◆ **What to work on**: Copy all lines below exactly as written. Leave pictures out.

◆ **Dataset extract**:
§ §

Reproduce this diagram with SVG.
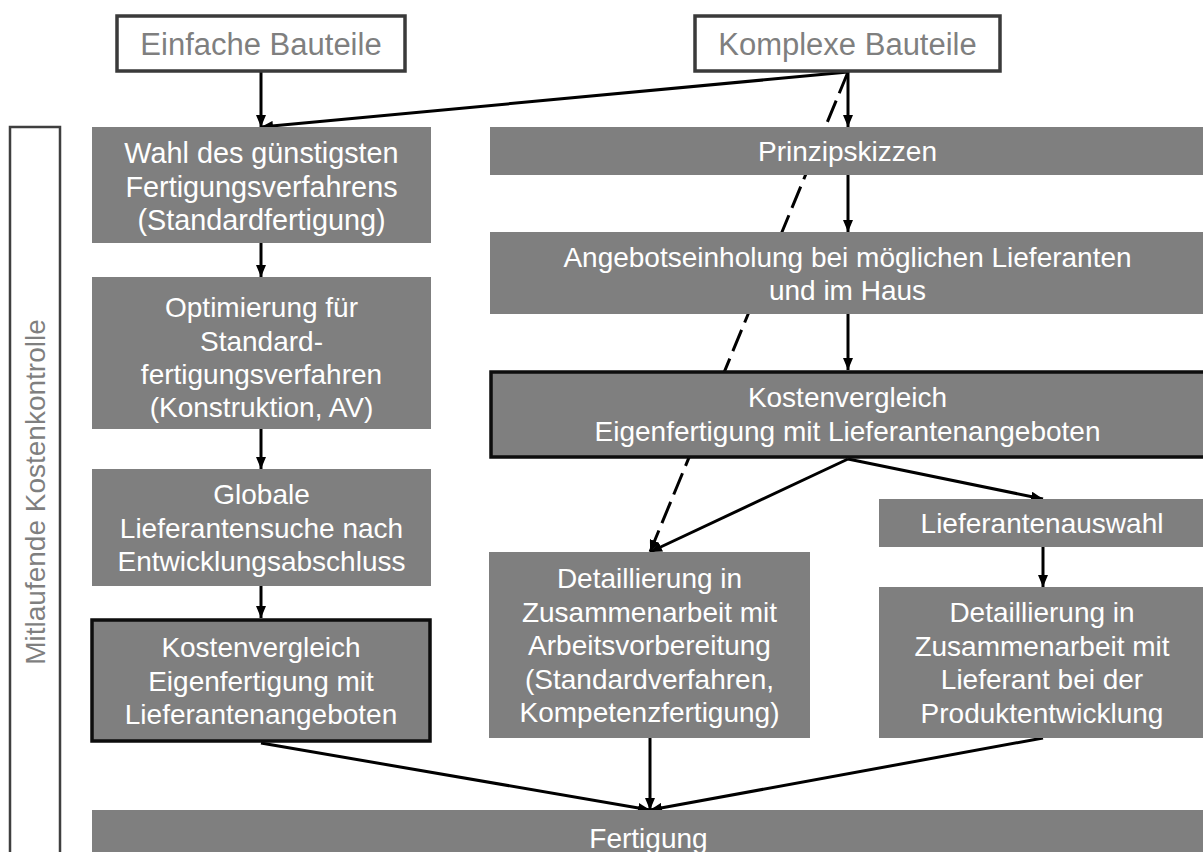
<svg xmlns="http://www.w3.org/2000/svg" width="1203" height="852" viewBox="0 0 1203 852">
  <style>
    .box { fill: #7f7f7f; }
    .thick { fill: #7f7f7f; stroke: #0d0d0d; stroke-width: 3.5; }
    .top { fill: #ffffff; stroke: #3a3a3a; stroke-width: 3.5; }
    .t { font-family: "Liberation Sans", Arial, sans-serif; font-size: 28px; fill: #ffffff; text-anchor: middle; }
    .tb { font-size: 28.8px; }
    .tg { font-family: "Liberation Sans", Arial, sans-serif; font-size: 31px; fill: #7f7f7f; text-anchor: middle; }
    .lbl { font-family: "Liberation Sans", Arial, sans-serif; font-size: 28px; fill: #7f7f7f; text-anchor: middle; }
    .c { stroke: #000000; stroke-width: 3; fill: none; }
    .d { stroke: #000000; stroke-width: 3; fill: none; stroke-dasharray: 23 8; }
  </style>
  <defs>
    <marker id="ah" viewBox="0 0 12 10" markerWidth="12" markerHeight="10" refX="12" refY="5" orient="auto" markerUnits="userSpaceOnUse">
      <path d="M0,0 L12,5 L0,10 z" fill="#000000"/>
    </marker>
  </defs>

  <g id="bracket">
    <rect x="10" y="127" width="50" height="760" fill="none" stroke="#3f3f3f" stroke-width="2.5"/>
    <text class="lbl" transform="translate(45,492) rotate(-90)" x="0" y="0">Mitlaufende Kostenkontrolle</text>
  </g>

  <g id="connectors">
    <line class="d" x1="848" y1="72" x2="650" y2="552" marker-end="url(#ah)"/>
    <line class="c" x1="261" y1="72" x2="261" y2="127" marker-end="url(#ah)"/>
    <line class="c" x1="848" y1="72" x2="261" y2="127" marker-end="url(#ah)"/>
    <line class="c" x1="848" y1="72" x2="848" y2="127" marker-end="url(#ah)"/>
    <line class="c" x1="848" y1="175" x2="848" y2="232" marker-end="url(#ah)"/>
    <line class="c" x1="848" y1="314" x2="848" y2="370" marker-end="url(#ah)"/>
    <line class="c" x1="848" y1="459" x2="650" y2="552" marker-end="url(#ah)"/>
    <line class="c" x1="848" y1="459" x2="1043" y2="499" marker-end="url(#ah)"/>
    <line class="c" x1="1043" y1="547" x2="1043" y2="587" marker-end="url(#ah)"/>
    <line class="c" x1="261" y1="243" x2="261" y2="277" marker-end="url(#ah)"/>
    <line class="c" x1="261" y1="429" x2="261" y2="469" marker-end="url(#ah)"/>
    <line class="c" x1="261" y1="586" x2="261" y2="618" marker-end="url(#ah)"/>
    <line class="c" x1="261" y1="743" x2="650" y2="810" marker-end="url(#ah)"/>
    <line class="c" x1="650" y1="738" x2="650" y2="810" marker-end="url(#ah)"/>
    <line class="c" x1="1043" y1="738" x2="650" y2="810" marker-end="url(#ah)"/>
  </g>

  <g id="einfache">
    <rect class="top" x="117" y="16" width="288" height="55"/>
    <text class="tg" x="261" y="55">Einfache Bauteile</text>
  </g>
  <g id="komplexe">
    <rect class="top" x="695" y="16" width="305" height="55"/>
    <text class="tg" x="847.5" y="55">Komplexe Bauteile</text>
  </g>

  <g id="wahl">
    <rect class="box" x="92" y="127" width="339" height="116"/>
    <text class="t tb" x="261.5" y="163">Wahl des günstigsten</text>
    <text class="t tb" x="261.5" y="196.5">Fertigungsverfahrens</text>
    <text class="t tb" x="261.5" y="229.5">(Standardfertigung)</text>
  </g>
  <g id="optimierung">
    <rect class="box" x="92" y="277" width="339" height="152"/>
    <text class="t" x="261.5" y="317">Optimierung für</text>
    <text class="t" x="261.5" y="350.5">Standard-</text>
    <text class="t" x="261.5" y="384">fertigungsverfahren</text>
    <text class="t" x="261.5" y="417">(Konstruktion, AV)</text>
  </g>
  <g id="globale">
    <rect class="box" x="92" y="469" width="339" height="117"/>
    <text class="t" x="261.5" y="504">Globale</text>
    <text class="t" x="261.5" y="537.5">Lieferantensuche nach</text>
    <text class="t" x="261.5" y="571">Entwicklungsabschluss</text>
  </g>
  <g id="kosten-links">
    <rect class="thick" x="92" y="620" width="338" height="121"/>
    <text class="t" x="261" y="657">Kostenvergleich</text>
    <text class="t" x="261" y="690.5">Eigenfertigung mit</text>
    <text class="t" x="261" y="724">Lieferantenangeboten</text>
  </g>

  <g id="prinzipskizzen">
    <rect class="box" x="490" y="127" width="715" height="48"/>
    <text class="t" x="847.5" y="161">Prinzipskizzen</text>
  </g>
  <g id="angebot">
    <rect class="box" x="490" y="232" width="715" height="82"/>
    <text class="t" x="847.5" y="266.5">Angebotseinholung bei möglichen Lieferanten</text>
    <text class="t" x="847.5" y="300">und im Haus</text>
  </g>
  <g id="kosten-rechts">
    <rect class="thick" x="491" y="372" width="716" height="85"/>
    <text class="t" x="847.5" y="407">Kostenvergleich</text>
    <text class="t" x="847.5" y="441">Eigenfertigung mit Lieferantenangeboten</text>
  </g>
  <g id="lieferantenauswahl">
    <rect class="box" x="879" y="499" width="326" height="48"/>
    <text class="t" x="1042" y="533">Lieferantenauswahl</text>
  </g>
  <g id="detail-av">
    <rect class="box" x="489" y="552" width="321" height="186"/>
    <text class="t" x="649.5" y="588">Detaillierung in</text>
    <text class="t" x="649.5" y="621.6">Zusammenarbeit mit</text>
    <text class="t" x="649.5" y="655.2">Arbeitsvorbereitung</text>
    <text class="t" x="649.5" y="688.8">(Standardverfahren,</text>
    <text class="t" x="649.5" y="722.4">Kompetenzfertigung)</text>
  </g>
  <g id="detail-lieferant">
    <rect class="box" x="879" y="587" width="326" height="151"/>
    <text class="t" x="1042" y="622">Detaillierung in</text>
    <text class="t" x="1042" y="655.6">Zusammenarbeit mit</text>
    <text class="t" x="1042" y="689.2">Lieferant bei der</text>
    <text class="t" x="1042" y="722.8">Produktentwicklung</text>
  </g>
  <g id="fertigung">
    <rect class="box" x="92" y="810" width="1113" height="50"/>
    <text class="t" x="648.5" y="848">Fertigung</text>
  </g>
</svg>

§ §

◆ **Response below**:
Reproduce this diagram with SVG.
<svg xmlns="http://www.w3.org/2000/svg" width="1203" height="852" viewBox="0 0 1203 852">
  <style>
    .box { fill: #7f7f7f; }
    .thick { fill: #7f7f7f; stroke: #0d0d0d; stroke-width: 3.5; }
    .top { fill: #ffffff; stroke: #3a3a3a; stroke-width: 3.5; }
    .t { font-family: "Liberation Sans", Arial, sans-serif; font-size: 28px; fill: #ffffff; text-anchor: middle; }
    .tb { font-size: 28.8px; }
    .tg { font-family: "Liberation Sans", Arial, sans-serif; font-size: 31px; fill: #7f7f7f; text-anchor: middle; }
    .lbl { font-family: "Liberation Sans", Arial, sans-serif; font-size: 28px; fill: #7f7f7f; text-anchor: middle; }
    .c { stroke: #000000; stroke-width: 3; fill: none; }
    .d { stroke: #000000; stroke-width: 3; fill: none; stroke-dasharray: 23 8; }
  </style>
  <defs>
    <marker id="ah" viewBox="0 0 12 10" markerWidth="12" markerHeight="10" refX="12" refY="5" orient="auto" markerUnits="userSpaceOnUse">
      <path d="M0,0 L12,5 L0,10 z" fill="#000000"/>
    </marker>
  </defs>

  <g id="bracket">
    <rect x="10" y="127" width="50" height="760" fill="none" stroke="#3f3f3f" stroke-width="2.5"/>
    <text class="lbl" transform="translate(45,492) rotate(-90)" x="0" y="0">Mitlaufende Kostenkontrolle</text>
  </g>

  <g id="connectors">
    <line class="d" x1="848" y1="72" x2="650" y2="552" marker-end="url(#ah)"/>
    <line class="c" x1="261" y1="72" x2="261" y2="127" marker-end="url(#ah)"/>
    <line class="c" x1="848" y1="72" x2="261" y2="127" marker-end="url(#ah)"/>
    <line class="c" x1="848" y1="72" x2="848" y2="127" marker-end="url(#ah)"/>
    <line class="c" x1="848" y1="175" x2="848" y2="232" marker-end="url(#ah)"/>
    <line class="c" x1="848" y1="314" x2="848" y2="370" marker-end="url(#ah)"/>
    <line class="c" x1="848" y1="459" x2="650" y2="552" marker-end="url(#ah)"/>
    <line class="c" x1="848" y1="459" x2="1043" y2="499" marker-end="url(#ah)"/>
    <line class="c" x1="1043" y1="547" x2="1043" y2="587" marker-end="url(#ah)"/>
    <line class="c" x1="261" y1="243" x2="261" y2="277" marker-end="url(#ah)"/>
    <line class="c" x1="261" y1="429" x2="261" y2="469" marker-end="url(#ah)"/>
    <line class="c" x1="261" y1="586" x2="261" y2="618" marker-end="url(#ah)"/>
    <line class="c" x1="261" y1="743" x2="650" y2="810" marker-end="url(#ah)"/>
    <line class="c" x1="650" y1="738" x2="650" y2="810" marker-end="url(#ah)"/>
    <line class="c" x1="1043" y1="738" x2="650" y2="810" marker-end="url(#ah)"/>
  </g>

  <g id="einfache">
    <rect class="top" x="117" y="16" width="288" height="55"/>
    <text class="tg" x="261" y="55">Einfache Bauteile</text>
  </g>
  <g id="komplexe">
    <rect class="top" x="695" y="16" width="305" height="55"/>
    <text class="tg" x="847.5" y="55">Komplexe Bauteile</text>
  </g>

  <g id="wahl">
    <rect class="box" x="92" y="127" width="339" height="116"/>
    <text class="t tb" x="261.5" y="163">Wahl des günstigsten</text>
    <text class="t tb" x="261.5" y="196.5">Fertigungsverfahrens</text>
    <text class="t tb" x="261.5" y="229.5">(Standardfertigung)</text>
  </g>
  <g id="optimierung">
    <rect class="box" x="92" y="277" width="339" height="152"/>
    <text class="t" x="261.5" y="317">Optimierung für</text>
    <text class="t" x="261.5" y="350.5">Standard-</text>
    <text class="t" x="261.5" y="384">fertigungsverfahren</text>
    <text class="t" x="261.5" y="417">(Konstruktion, AV)</text>
  </g>
  <g id="globale">
    <rect class="box" x="92" y="469" width="339" height="117"/>
    <text class="t" x="261.5" y="504">Globale</text>
    <text class="t" x="261.5" y="537.5">Lieferantensuche nach</text>
    <text class="t" x="261.5" y="571">Entwicklungsabschluss</text>
  </g>
  <g id="kosten-links">
    <rect class="thick" x="92" y="620" width="338" height="121"/>
    <text class="t" x="261" y="657">Kostenvergleich</text>
    <text class="t" x="261" y="690.5">Eigenfertigung mit</text>
    <text class="t" x="261" y="724">Lieferantenangeboten</text>
  </g>

  <g id="prinzipskizzen">
    <rect class="box" x="490" y="127" width="715" height="48"/>
    <text class="t" x="847.5" y="161">Prinzipskizzen</text>
  </g>
  <g id="angebot">
    <rect class="box" x="490" y="232" width="715" height="82"/>
    <text class="t" x="847.5" y="266.5">Angebotseinholung bei möglichen Lieferanten</text>
    <text class="t" x="847.5" y="300">und im Haus</text>
  </g>
  <g id="kosten-rechts">
    <rect class="thick" x="491" y="372" width="716" height="85"/>
    <text class="t" x="847.5" y="407">Kostenvergleich</text>
    <text class="t" x="847.5" y="441">Eigenfertigung mit Lieferantenangeboten</text>
  </g>
  <g id="lieferantenauswahl">
    <rect class="box" x="879" y="499" width="326" height="48"/>
    <text class="t" x="1042" y="533">Lieferantenauswahl</text>
  </g>
  <g id="detail-av">
    <rect class="box" x="489" y="552" width="321" height="186"/>
    <text class="t" x="649.5" y="588">Detaillierung in</text>
    <text class="t" x="649.5" y="621.6">Zusammenarbeit mit</text>
    <text class="t" x="649.5" y="655.2">Arbeitsvorbereitung</text>
    <text class="t" x="649.5" y="688.8">(Standardverfahren,</text>
    <text class="t" x="649.5" y="722.4">Kompetenzfertigung)</text>
  </g>
  <g id="detail-lieferant">
    <rect class="box" x="879" y="587" width="326" height="151"/>
    <text class="t" x="1042" y="622">Detaillierung in</text>
    <text class="t" x="1042" y="655.6">Zusammenarbeit mit</text>
    <text class="t" x="1042" y="689.2">Lieferant bei der</text>
    <text class="t" x="1042" y="722.8">Produktentwicklung</text>
  </g>
  <g id="fertigung">
    <rect class="box" x="92" y="810" width="1113" height="50"/>
    <text class="t" x="648.5" y="848">Fertigung</text>
  </g>
</svg>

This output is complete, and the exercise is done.